▸ **INFORMATION PROVIDED**:

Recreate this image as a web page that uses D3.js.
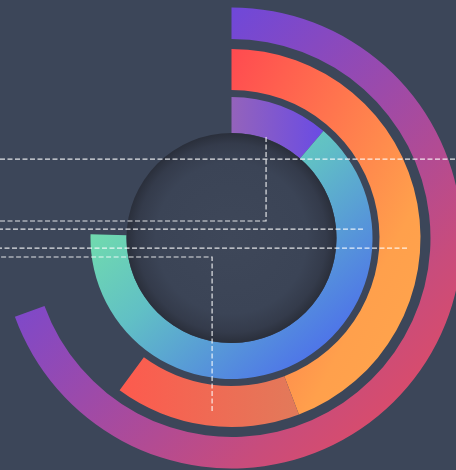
<!DOCTYPE html>
<html>
<head>
<meta charset="utf-8">
<script src="https://cdn.jsdelivr.net/npm/d3@7/dist/d3.min.js"></script>
<style>
  html, body { margin: 0; padding: 0; background: #3c4659; overflow: hidden; }
  svg { display: block; }
</style>
</head>
<body>
<div id="chart"></div>
<script>
// data: stacked polar bars, angle values in degrees of a 0-360 axis
const rings = ['inner', 'middle', 'outer'];
const seriesA = [40.7, 159.1, 250];
const seriesB = [230.8, 57.2, 0];
const angleMax = 360;

// leader lines: end point on the chart (angle value + radius) and the level they run left at
const leaderLayout = [
    { angle: 18.9, r: 106.7, runY: 221 },
    { angle: 71.7, r: 251.2, runY: null },
    { angle: 86.1, r: 131.8, runY: null },
    { angle: 93.3, r: 175.8, runY: null },
    { angle: 186.4, r: 174.1, runY: 257 }
];

const width = 456, height = 470;
const cx = 231.5, cy = 238;

// ring radii (inner, outer) per category
const ringRadius = d3.scaleOrdinal()
    .domain(rings)
    .range([[105, 141], [148, 189], [199, 230.5]]);

const angle = d3.scaleLinear().domain([0, angleMax]).range([0, 2 * Math.PI]);

// gradient per segment
const segmentStyles = {
    'inner-A':  { dir: [0, 0, 1, 0], stops: [[0, '#9463bb'], [1, '#6a4be4']] },
    'inner-B':  { dir: [0, 0, 1, 1], stops: [[0, '#7ef29a'], [0.45, '#61c0c5'], [1, '#4758f6']] },
    'middle-A': { dir: [0, 0, 1, 1], stops: [[0, '#ff4a50'], [0.7, '#ffa04c'], [1, '#ffa64c']] },
    'middle-B': { dir: [0, 0, 1, 0], stops: [[0, '#fd5a4e'], [1, '#e27a5a']] },
    'outer-A':  { dir: [0, 0, 1, 1], stops: [[0, '#5a46ee'], [0.25, '#7048d8'], [0.75, '#c84c7c'], [1, '#ec4c58']] }
};

const svg = d3.select('#chart')
    .append('svg')
    .attr('width', width)
    .attr('height', height);

svg.append('rect')
    .attr('width', width)
    .attr('height', height)
    .attr('fill', '#3c4659');

const defs = svg.append('defs');

Object.entries(segmentStyles).forEach(([key, s]) => {
    const g = defs.append('linearGradient')
        .attr('id', 'grad-' + key)
        .attr('x1', s.dir[0]).attr('y1', s.dir[1])
        .attr('x2', s.dir[2]).attr('y2', s.dir[3]);
    s.stops.forEach(st => {
        g.append('stop').attr('offset', st[0]).attr('stop-color', st[1]);
    });
});

// inset look for the middle disc
const disc = defs.append('radialGradient').attr('id', 'disc');
[[0, '#3e4759'], [0.72, '#3b4456'], [0.9, '#343b4b'], [1, '#2a2f3b']].forEach(st => {
    disc.append('stop').attr('offset', st[0]).attr('stop-color', st[1]);
});

// build stacked segments
const segments = [];
rings.forEach((ring, i) => {
    segments.push({ key: ring + '-A', ring, start: 0, end: seriesA[i] });
    if (seriesB[i] > 0) {
        segments.push({ key: ring + '-B', ring, start: seriesA[i], end: seriesA[i] + seriesB[i] });
    }
});

const arc = d3.arc()
    .innerRadius(d => ringRadius(d.ring)[0])
    .outerRadius(d => ringRadius(d.ring)[1])
    .startAngle(d => angle(d.start))
    .endAngle(d => angle(d.end));

const g = svg.append('g').attr('transform', `translate(${cx},${cy})`);

g.selectAll('path.seg')
    .data(segments)
    .enter()
    .append('path')
    .attr('class', 'seg')
    .attr('d', arc)
    .attr('fill', d => `url(#grad-${d.key})`);

g.append('circle')
    .attr('r', ringRadius('inner')[0])
    .attr('fill', 'url(#disc)');

// leader lines on top
const line = d3.line();
svg.append('g')
    .selectAll('path')
    .data(leaderLayout)
    .enter()
    .append('path')
    .attr('d', d => {
        const a = angle(d.angle);
        const x = cx + d.r * Math.sin(a);
        const y = cy - d.r * Math.cos(a);
        const pts = d.runY == null
            ? [[x, y], [0, y]]
            : [[x, y], [x, d.runY], [0, d.runY]];
        return line(pts);
    })
    .attr('fill', 'none')
    .attr('stroke', 'rgba(255,255,255,0.85)')
    .attr('stroke-width', 1.2)
    .attr('stroke-dasharray', '5,2.5');
</script>
</body>
</html>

▸ **GIVEN TASK**: With all pictures left out, please transcribe exactly the lines from the start of the material through the line with "const angle = d3.scaleLinear().domain([0, angleMax]).range([0, 2".

▸ **EXERCISE RESPONSE**:
Recreate this image as a web page that uses D3.js.
<!DOCTYPE html>
<html>
<head>
<meta charset="utf-8">
<script src="https://cdn.jsdelivr.net/npm/d3@7/dist/d3.min.js"></script>
<style>
  html, body { margin: 0; padding: 0; background: #3c4659; overflow: hidden; }
  svg { display: block; }
</style>
</head>
<body>
<div id="chart"></div>
<script>
// data: stacked polar bars, angle values in degrees of a 0-360 axis
const rings = ['inner', 'middle', 'outer'];
const seriesA = [40.7, 159.1, 250];
const seriesB = [230.8, 57.2, 0];
const angleMax = 360;

// leader lines: end point on the chart (angle value + radius) and the level they run left at
const leaderLayout = [
    { angle: 18.9, r: 106.7, runY: 221 },
    { angle: 71.7, r: 251.2, runY: null },
    { angle: 86.1, r: 131.8, runY: null },
    { angle: 93.3, r: 175.8, runY: null },
    { angle: 186.4, r: 174.1, runY: 257 }
];

const width = 456, height = 470;
const cx = 231.5, cy = 238;

// ring radii (inner, outer) per category
const ringRadius = d3.scaleOrdinal()
    .domain(rings)
    .range([[105, 141], [148, 189], [199, 230.5]]);

const angle = d3.scaleLinear().domain([0, angleMax]).range([0, 2 * Math.PI]);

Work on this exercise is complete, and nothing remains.